## Material
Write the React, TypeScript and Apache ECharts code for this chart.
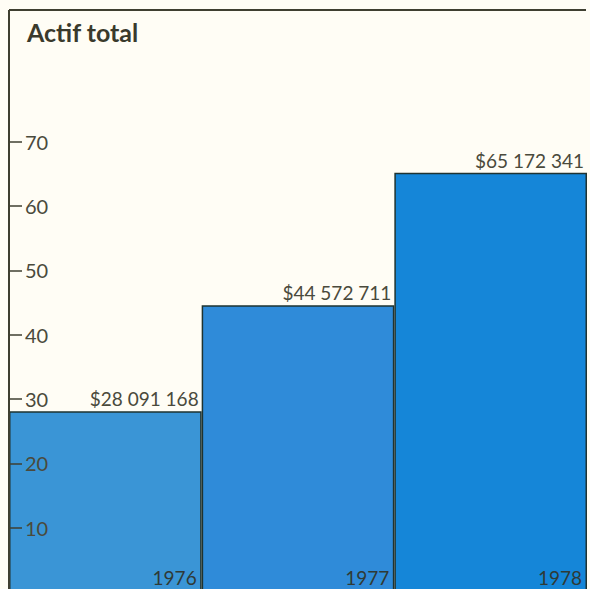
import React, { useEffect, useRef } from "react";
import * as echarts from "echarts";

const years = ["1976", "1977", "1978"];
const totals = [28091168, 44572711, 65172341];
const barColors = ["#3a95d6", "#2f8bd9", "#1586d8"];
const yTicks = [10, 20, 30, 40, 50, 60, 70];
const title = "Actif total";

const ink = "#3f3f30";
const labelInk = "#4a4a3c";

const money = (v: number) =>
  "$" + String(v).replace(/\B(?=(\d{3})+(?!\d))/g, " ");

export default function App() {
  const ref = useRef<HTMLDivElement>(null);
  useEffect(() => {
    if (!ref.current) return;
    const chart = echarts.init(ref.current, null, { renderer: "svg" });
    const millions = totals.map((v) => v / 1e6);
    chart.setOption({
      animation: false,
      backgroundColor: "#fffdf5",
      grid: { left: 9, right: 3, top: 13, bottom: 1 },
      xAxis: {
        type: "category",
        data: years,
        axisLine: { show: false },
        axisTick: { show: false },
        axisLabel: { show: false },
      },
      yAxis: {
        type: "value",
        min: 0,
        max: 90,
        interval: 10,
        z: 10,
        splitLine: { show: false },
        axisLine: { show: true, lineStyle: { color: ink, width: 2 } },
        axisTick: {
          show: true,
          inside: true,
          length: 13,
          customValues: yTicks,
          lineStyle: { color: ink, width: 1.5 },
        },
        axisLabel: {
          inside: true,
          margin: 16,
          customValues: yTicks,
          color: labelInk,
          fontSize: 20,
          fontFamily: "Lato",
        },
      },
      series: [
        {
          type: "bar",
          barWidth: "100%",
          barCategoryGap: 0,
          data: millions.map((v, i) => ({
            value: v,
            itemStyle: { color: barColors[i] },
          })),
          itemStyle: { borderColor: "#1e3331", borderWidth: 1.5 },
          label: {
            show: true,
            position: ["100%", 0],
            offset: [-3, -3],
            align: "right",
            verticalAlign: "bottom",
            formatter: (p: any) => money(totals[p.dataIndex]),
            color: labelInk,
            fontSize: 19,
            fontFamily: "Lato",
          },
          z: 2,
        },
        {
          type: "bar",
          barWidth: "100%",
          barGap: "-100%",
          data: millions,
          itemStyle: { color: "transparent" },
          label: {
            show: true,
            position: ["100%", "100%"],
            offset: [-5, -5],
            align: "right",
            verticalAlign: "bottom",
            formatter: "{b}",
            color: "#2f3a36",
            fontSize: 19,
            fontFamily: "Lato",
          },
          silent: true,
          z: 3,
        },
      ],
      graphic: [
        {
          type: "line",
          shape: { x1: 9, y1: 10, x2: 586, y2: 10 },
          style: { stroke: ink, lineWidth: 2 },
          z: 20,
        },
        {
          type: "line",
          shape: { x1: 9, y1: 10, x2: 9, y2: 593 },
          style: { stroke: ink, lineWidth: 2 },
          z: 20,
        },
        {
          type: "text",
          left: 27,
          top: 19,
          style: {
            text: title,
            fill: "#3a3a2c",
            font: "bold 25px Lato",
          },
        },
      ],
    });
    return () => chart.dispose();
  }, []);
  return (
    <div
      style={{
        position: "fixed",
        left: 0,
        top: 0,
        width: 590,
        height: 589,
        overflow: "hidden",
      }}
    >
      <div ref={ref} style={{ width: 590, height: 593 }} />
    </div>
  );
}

## Work to complete
Exactly restate the lines from the beginning of the data through the line with "import * as", and no others, keeping pictures out.

## Solution to this problem
Write the React, TypeScript and Apache ECharts code for this chart.
import React, { useEffect, useRef } from "react";
import * as echarts from "echarts";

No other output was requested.